What the task requires: Reproduce, character for character, the lines below from the first through the one with "import seaborn as sns". Leave pictures out.

/---

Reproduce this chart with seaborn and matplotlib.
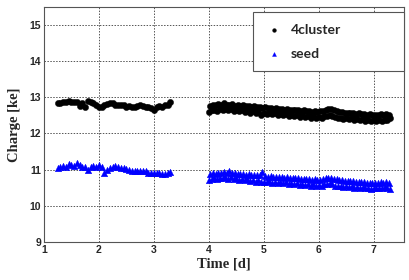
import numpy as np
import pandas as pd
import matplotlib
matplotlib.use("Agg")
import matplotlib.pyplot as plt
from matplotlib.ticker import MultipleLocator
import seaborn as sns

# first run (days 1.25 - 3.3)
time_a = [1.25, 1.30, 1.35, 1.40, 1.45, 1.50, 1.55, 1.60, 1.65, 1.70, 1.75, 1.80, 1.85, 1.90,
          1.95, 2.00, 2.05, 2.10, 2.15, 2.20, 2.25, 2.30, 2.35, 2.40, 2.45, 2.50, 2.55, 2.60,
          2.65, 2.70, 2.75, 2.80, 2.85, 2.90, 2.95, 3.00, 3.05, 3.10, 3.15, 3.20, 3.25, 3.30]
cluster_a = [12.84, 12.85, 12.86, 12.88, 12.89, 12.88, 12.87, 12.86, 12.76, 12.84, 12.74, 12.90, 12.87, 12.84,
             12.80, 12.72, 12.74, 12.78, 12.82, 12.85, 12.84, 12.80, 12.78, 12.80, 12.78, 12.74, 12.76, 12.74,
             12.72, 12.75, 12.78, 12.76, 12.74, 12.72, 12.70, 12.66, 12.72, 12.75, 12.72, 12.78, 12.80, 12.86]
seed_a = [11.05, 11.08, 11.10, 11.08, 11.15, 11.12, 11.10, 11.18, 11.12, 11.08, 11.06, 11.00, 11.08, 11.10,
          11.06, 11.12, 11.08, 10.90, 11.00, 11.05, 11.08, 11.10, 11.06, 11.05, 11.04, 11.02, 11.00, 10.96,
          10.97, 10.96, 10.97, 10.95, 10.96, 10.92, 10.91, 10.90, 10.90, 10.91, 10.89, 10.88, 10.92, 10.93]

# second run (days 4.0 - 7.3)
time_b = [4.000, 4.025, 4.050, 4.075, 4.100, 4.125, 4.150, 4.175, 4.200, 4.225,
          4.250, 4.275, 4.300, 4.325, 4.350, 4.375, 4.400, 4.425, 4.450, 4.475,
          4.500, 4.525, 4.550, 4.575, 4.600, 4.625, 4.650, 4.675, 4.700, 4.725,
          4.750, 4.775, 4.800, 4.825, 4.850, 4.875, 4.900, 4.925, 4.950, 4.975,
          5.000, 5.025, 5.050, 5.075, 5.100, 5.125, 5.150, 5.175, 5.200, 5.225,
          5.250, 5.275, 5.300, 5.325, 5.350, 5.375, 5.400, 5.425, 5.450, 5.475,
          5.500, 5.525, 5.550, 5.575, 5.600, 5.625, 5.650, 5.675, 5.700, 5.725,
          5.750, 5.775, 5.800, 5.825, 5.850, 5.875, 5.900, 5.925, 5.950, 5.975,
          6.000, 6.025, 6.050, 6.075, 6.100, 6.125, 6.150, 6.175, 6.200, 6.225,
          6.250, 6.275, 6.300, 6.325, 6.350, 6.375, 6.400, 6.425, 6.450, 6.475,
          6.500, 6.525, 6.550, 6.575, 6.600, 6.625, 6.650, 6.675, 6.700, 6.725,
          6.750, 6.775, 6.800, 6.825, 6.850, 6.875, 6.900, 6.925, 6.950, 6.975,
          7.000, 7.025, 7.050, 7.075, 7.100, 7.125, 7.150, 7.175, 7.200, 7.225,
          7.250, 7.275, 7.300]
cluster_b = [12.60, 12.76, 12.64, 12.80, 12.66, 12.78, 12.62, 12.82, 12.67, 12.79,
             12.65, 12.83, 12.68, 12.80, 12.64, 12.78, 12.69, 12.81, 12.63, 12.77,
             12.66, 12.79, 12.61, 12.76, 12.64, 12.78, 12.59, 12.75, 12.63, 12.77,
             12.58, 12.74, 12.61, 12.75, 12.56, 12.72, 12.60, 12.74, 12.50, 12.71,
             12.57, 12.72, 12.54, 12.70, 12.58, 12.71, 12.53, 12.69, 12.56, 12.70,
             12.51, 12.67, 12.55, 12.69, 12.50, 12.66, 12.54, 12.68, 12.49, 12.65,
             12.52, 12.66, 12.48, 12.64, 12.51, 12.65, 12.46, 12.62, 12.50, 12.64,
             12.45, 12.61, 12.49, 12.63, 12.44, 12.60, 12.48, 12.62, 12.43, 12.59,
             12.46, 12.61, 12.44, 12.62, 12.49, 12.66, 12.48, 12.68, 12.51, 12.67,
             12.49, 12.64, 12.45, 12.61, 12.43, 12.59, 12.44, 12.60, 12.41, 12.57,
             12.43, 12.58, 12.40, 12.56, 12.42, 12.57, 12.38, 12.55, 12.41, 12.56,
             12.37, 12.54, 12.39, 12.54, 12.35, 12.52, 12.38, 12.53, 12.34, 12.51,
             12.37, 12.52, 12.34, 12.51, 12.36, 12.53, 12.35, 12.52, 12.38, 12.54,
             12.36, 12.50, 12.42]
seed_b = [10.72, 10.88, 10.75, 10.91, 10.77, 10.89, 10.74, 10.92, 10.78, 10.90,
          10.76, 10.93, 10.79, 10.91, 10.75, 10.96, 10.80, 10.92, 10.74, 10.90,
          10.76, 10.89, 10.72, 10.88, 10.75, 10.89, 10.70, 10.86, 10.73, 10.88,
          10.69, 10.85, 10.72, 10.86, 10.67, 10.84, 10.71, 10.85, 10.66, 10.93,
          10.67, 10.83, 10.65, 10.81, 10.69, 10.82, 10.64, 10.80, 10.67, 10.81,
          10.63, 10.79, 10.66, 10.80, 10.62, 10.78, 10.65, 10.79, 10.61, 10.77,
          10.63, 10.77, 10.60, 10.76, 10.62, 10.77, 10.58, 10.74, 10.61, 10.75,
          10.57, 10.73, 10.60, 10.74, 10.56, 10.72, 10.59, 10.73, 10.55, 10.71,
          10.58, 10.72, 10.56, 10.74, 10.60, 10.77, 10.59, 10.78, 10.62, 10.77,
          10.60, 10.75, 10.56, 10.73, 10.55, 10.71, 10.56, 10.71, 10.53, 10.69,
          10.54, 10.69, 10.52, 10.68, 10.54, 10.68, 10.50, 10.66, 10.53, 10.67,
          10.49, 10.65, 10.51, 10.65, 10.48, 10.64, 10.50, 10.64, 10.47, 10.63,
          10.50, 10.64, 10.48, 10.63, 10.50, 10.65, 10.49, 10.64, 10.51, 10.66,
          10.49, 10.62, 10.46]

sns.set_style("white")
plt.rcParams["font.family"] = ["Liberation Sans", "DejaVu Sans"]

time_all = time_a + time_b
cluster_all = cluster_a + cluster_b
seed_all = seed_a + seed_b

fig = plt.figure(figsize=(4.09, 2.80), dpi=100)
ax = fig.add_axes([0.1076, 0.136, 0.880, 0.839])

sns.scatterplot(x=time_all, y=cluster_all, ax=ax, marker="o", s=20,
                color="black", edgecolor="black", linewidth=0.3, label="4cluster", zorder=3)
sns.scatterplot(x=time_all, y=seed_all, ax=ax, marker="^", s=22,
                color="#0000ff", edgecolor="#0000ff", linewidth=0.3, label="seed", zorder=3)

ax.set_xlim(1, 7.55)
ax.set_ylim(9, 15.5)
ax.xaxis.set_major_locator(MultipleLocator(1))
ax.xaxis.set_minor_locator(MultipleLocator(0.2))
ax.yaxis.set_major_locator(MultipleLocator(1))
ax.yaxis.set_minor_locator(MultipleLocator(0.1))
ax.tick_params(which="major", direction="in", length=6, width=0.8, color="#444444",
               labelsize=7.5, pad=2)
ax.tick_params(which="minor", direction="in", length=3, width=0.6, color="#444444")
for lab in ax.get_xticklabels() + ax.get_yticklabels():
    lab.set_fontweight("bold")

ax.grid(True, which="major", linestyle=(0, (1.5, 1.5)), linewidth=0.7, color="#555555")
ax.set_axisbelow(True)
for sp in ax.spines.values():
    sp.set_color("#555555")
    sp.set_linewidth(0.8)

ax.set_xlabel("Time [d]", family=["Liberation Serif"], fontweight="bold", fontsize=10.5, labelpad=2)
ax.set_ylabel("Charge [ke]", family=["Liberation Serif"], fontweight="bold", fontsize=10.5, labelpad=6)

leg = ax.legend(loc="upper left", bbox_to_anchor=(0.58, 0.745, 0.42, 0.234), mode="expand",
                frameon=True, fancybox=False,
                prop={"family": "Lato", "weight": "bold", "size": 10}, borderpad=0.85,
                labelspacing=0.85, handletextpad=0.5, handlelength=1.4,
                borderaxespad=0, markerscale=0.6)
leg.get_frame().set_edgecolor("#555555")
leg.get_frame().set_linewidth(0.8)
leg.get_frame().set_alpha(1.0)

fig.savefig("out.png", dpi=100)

\---

Task output:
Reproduce this chart with seaborn and matplotlib.
import numpy as np
import pandas as pd
import matplotlib
matplotlib.use("Agg")
import matplotlib.pyplot as plt
from matplotlib.ticker import MultipleLocator
import seaborn as sns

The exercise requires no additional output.